» Problem requirements
Copy everything in the listing below word for word, apart from any images.

» Provided material
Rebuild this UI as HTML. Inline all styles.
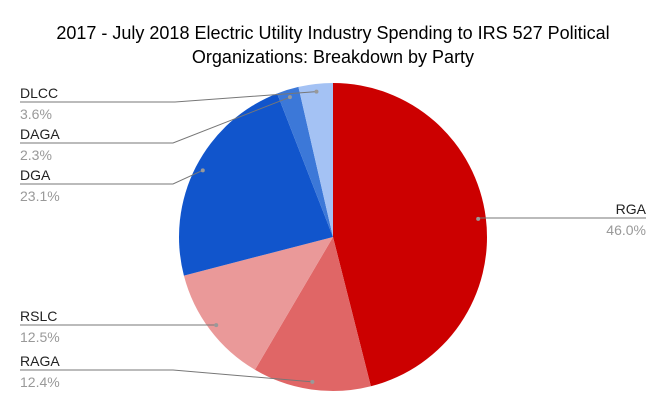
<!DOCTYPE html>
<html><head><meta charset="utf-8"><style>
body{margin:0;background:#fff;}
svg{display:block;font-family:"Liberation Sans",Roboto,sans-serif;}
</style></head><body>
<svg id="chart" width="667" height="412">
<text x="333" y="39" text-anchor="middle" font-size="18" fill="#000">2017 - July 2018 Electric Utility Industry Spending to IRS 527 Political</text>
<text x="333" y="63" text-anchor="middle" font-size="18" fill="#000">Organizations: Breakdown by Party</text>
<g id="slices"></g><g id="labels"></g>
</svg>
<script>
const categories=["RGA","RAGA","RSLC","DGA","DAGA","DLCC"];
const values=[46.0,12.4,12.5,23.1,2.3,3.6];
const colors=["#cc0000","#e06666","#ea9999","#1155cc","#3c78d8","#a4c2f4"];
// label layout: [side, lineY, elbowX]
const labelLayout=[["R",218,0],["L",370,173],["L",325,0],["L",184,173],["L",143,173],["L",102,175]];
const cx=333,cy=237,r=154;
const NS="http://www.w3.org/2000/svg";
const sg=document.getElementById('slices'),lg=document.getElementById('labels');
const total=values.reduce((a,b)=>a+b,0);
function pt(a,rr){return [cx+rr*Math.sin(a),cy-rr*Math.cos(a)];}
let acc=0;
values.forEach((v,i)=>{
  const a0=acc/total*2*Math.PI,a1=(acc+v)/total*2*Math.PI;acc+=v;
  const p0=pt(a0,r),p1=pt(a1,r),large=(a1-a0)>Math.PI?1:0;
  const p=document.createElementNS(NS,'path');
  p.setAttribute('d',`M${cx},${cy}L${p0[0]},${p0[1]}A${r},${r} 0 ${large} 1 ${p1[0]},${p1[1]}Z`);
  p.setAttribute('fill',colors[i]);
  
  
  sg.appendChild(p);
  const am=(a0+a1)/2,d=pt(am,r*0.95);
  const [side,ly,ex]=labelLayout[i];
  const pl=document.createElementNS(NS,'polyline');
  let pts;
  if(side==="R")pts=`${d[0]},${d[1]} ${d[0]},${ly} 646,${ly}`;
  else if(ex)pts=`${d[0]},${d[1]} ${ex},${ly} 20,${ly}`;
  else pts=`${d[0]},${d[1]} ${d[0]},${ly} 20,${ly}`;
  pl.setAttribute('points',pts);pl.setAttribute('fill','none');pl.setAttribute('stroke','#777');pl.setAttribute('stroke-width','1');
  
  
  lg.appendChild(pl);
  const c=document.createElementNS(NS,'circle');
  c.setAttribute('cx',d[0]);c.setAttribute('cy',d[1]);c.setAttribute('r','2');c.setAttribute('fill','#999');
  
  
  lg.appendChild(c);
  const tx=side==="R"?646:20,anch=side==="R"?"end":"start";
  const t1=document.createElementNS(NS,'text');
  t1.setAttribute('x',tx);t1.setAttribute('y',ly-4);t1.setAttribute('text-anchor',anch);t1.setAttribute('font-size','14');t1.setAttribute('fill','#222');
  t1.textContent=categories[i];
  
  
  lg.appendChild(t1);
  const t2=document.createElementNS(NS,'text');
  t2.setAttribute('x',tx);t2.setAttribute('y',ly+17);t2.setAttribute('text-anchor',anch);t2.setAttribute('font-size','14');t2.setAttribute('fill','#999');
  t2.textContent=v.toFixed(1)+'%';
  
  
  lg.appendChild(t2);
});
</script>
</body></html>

» Result
Rebuild this UI as HTML. Inline all styles.
<!DOCTYPE html>
<html><head><meta charset="utf-8"><style>
body{margin:0;background:#fff;}
svg{display:block;font-family:"Liberation Sans",Roboto,sans-serif;}
</style></head><body>
<svg id="chart" width="667" height="412">
<text x="333" y="39" text-anchor="middle" font-size="18" fill="#000">2017 - July 2018 Electric Utility Industry Spending to IRS 527 Political</text>
<text x="333" y="63" text-anchor="middle" font-size="18" fill="#000">Organizations: Breakdown by Party</text>
<g id="slices"></g><g id="labels"></g>
</svg>
<script>
const categories=["RGA","RAGA","RSLC","DGA","DAGA","DLCC"];
const values=[46.0,12.4,12.5,23.1,2.3,3.6];
const colors=["#cc0000","#e06666","#ea9999","#1155cc","#3c78d8","#a4c2f4"];
// label layout: [side, lineY, elbowX]
const labelLayout=[["R",218,0],["L",370,173],["L",325,0],["L",184,173],["L",143,173],["L",102,175]];
const cx=333,cy=237,r=154;
const NS="http://www.w3.org/2000/svg";
const sg=document.getElementById('slices'),lg=document.getElementById('labels');
const total=values.reduce((a,b)=>a+b,0);
function pt(a,rr){return [cx+rr*Math.sin(a),cy-rr*Math.cos(a)];}
let acc=0;
values.forEach((v,i)=>{
  const a0=acc/total*2*Math.PI,a1=(acc+v)/total*2*Math.PI;acc+=v;
  const p0=pt(a0,r),p1=pt(a1,r),large=(a1-a0)>Math.PI?1:0;
  const p=document.createElementNS(NS,'path');
  p.setAttribute('d',`M${cx},${cy}L${p0[0]},${p0[1]}A${r},${r} 0 ${large} 1 ${p1[0]},${p1[1]}Z`);
  p.setAttribute('fill',colors[i]);
  
  
  sg.appendChild(p);
  const am=(a0+a1)/2,d=pt(am,r*0.95);
  const [side,ly,ex]=labelLayout[i];
  const pl=document.createElementNS(NS,'polyline');
  let pts;
  if(side==="R")pts=`${d[0]},${d[1]} ${d[0]},${ly} 646,${ly}`;
  else if(ex)pts=`${d[0]},${d[1]} ${ex},${ly} 20,${ly}`;
  else pts=`${d[0]},${d[1]} ${d[0]},${ly} 20,${ly}`;
  pl.setAttribute('points',pts);pl.setAttribute('fill','none');pl.setAttribute('stroke','#777');pl.setAttribute('stroke-width','1');
  
  
  lg.appendChild(pl);
  const c=document.createElementNS(NS,'circle');
  c.setAttribute('cx',d[0]);c.setAttribute('cy',d[1]);c.setAttribute('r','2');c.setAttribute('fill','#999');
  
  
  lg.appendChild(c);
  const tx=side==="R"?646:20,anch=side==="R"?"end":"start";
  const t1=document.createElementNS(NS,'text');
  t1.setAttribute('x',tx);t1.setAttribute('y',ly-4);t1.setAttribute('text-anchor',anch);t1.setAttribute('font-size','14');t1.setAttribute('fill','#222');
  t1.textContent=categories[i];
  
  
  lg.appendChild(t1);
  const t2=document.createElementNS(NS,'text');
  t2.setAttribute('x',tx);t2.setAttribute('y',ly+17);t2.setAttribute('text-anchor',anch);t2.setAttribute('font-size','14');t2.setAttribute('fill','#999');
  t2.textContent=v.toFixed(1)+'%';
  
  
  lg.appendChild(t2);
});
</script>
</body></html>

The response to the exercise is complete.